_Data provided_
-- BEGIN --

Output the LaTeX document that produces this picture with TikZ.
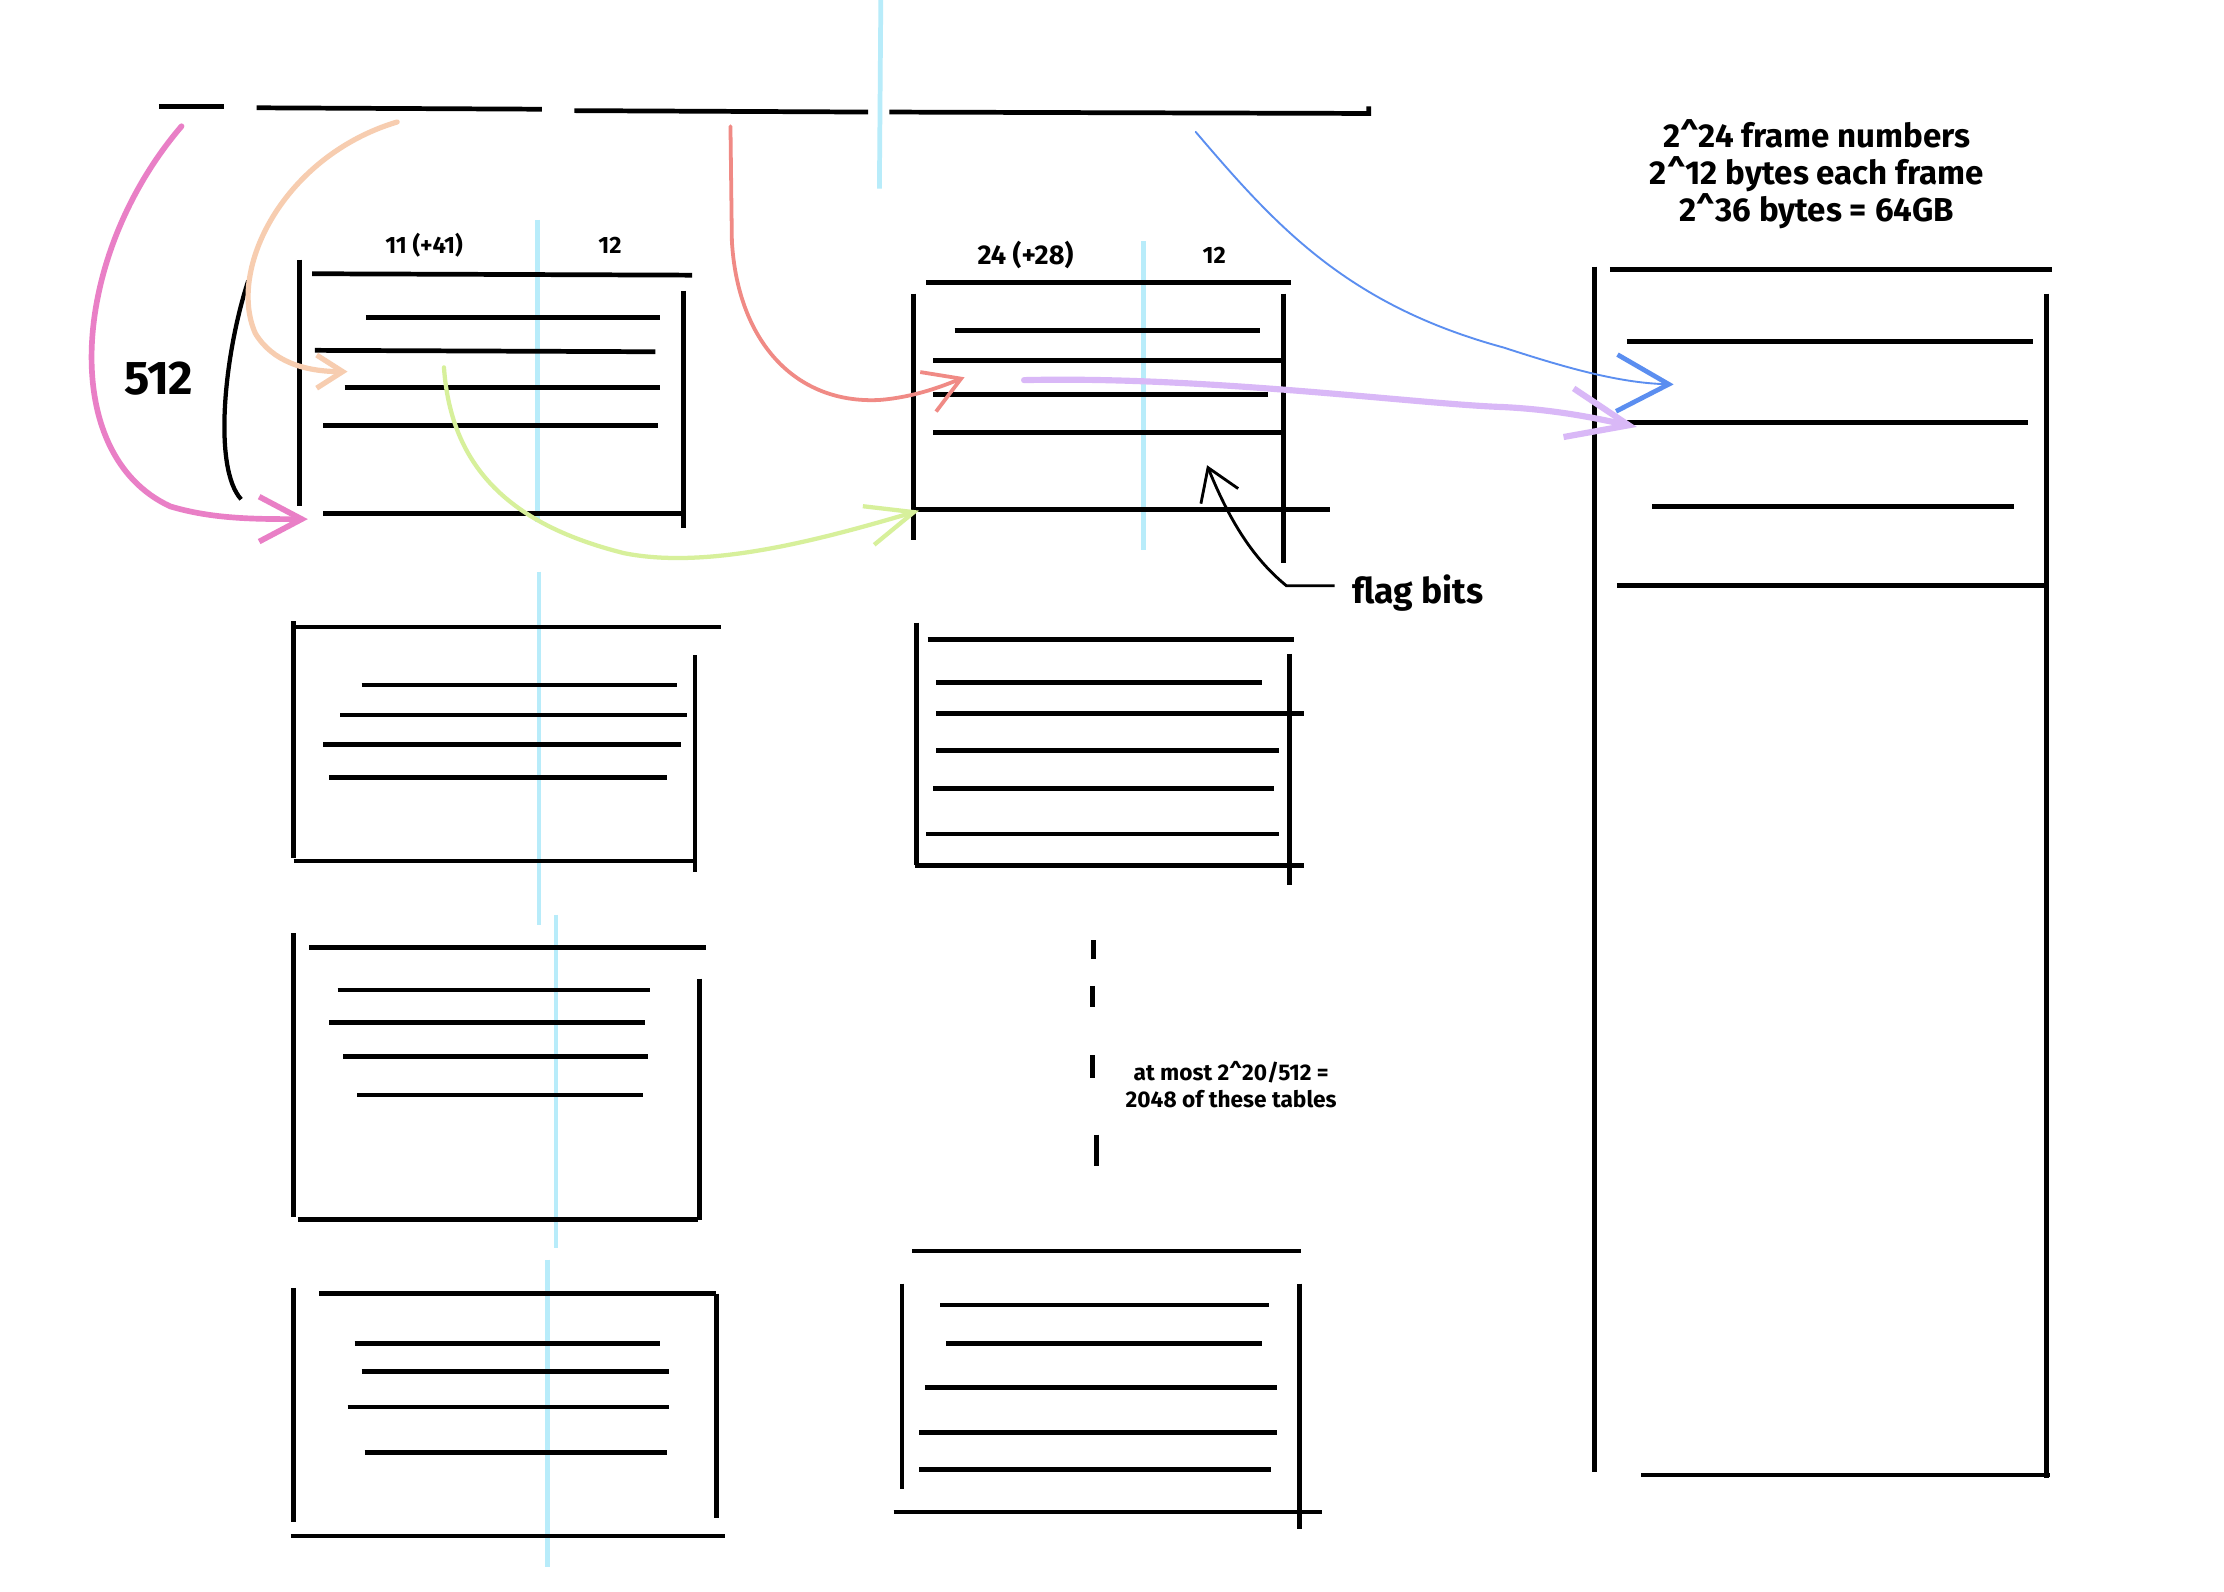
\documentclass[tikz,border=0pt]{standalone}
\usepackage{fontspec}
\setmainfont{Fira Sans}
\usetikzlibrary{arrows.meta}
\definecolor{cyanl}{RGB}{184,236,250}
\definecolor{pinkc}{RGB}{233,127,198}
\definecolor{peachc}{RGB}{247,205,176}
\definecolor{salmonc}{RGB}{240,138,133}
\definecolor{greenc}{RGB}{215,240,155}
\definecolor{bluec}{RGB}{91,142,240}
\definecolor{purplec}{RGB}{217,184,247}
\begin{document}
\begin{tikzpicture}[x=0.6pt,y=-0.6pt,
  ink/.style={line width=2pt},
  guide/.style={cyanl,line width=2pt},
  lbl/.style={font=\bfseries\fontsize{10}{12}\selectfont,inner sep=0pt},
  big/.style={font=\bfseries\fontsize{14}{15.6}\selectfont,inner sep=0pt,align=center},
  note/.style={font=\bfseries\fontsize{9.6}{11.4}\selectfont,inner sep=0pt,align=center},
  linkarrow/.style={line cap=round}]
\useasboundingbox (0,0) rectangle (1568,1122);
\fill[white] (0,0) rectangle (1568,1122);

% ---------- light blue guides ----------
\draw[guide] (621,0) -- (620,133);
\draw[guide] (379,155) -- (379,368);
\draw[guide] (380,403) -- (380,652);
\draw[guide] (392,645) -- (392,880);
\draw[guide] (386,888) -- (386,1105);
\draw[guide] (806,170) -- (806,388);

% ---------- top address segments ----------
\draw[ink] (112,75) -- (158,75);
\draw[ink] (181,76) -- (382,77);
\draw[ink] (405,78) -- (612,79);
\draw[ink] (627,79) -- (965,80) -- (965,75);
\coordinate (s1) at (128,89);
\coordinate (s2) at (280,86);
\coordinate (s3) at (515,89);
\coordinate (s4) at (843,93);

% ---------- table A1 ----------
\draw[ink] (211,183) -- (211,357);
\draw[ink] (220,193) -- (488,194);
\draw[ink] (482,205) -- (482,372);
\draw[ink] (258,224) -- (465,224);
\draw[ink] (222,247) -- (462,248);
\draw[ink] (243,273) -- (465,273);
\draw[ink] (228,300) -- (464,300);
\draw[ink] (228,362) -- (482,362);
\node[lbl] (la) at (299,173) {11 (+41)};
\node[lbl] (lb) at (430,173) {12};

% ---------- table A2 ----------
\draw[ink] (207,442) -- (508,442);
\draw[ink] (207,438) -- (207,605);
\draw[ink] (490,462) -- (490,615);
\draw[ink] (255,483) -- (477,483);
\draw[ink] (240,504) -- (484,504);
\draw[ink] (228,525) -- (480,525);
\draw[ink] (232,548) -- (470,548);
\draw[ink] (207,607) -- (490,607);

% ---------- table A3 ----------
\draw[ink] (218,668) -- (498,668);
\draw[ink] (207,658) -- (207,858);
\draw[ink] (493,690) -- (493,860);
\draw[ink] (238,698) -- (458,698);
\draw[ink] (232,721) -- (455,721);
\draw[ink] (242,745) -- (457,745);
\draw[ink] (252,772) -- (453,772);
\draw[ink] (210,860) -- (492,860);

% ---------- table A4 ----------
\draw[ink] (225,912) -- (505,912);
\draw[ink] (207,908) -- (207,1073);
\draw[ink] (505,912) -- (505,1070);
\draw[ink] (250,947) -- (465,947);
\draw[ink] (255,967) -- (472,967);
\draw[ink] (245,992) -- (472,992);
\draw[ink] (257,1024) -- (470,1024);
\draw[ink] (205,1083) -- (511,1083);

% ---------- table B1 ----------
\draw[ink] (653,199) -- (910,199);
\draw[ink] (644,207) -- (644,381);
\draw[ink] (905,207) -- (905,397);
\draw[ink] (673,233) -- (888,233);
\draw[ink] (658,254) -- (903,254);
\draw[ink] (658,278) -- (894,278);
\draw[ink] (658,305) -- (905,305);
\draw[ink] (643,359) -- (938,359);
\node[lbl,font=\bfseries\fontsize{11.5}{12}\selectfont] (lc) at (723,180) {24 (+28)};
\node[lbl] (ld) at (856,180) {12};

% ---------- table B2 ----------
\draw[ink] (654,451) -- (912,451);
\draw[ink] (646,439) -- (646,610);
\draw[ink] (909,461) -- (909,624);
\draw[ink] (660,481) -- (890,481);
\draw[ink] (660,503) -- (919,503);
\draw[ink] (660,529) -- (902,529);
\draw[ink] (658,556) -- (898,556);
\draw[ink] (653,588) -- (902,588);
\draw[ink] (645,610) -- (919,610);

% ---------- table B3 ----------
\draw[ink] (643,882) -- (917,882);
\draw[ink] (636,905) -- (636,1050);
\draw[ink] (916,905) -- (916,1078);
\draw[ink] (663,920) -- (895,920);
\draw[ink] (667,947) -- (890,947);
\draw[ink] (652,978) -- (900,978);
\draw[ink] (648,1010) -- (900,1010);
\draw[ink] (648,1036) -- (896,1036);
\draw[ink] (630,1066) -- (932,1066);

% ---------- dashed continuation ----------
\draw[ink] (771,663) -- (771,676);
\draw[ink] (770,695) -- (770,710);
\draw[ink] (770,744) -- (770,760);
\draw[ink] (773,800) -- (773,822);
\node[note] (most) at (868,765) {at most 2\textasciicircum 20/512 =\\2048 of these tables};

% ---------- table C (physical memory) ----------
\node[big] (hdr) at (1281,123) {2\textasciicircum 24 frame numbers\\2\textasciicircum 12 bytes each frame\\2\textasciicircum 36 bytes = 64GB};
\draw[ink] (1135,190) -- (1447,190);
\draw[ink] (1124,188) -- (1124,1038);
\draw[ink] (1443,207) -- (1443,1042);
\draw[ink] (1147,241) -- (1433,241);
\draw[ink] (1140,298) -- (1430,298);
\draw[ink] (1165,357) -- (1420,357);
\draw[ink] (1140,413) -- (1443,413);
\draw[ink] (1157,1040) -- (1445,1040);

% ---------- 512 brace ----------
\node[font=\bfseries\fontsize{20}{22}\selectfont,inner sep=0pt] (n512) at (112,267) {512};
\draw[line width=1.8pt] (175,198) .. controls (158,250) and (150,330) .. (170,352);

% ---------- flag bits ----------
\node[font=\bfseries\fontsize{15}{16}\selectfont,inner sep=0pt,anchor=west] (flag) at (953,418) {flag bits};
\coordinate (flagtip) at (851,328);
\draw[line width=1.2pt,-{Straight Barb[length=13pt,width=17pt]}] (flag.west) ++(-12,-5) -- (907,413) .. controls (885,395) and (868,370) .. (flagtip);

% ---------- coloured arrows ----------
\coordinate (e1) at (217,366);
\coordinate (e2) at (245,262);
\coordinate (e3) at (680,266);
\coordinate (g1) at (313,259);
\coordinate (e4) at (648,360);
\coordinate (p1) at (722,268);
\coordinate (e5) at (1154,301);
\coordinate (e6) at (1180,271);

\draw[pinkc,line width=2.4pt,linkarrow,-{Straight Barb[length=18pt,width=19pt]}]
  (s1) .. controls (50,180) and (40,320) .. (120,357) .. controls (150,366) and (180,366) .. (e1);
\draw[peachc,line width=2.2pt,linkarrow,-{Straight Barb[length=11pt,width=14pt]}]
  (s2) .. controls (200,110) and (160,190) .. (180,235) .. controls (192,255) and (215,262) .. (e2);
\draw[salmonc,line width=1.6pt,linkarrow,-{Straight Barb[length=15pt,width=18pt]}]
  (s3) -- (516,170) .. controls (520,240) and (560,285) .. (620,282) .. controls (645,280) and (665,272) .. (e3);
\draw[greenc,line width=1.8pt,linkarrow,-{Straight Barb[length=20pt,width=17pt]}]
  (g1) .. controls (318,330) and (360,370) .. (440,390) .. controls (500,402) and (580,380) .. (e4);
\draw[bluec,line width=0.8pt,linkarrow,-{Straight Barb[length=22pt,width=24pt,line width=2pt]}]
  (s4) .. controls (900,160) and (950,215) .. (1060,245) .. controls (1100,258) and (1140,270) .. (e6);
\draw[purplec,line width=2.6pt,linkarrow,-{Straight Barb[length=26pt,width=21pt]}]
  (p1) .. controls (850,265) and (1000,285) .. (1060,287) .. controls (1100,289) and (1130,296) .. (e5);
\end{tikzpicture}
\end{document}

-- END --

Take the lines from the start of the material to the line with "(s4) at (843,93);", both included, and transcribe them exactly without the pictures.

_Reply to the task_
Output the LaTeX document that produces this picture with TikZ.
\documentclass[tikz,border=0pt]{standalone}
\usepackage{fontspec}
\setmainfont{Fira Sans}
\usetikzlibrary{arrows.meta}
\definecolor{cyanl}{RGB}{184,236,250}
\definecolor{pinkc}{RGB}{233,127,198}
\definecolor{peachc}{RGB}{247,205,176}
\definecolor{salmonc}{RGB}{240,138,133}
\definecolor{greenc}{RGB}{215,240,155}
\definecolor{bluec}{RGB}{91,142,240}
\definecolor{purplec}{RGB}{217,184,247}
\begin{document}
\begin{tikzpicture}[x=0.6pt,y=-0.6pt,
  ink/.style={line width=2pt},
  guide/.style={cyanl,line width=2pt},
  lbl/.style={font=\bfseries\fontsize{10}{12}\selectfont,inner sep=0pt},
  big/.style={font=\bfseries\fontsize{14}{15.6}\selectfont,inner sep=0pt,align=center},
  note/.style={font=\bfseries\fontsize{9.6}{11.4}\selectfont,inner sep=0pt,align=center},
  linkarrow/.style={line cap=round}]
\useasboundingbox (0,0) rectangle (1568,1122);
\fill[white] (0,0) rectangle (1568,1122);

% ---------- light blue guides ----------
\draw[guide] (621,0) -- (620,133);
\draw[guide] (379,155) -- (379,368);
\draw[guide] (380,403) -- (380,652);
\draw[guide] (392,645) -- (392,880);
\draw[guide] (386,888) -- (386,1105);
\draw[guide] (806,170) -- (806,388);

% ---------- top address segments ----------
\draw[ink] (112,75) -- (158,75);
\draw[ink] (181,76) -- (382,77);
\draw[ink] (405,78) -- (612,79);
\draw[ink] (627,79) -- (965,80) -- (965,75);
\coordinate (s1) at (128,89);
\coordinate (s2) at (280,86);
\coordinate (s3) at (515,89);
\coordinate (s4) at (843,93);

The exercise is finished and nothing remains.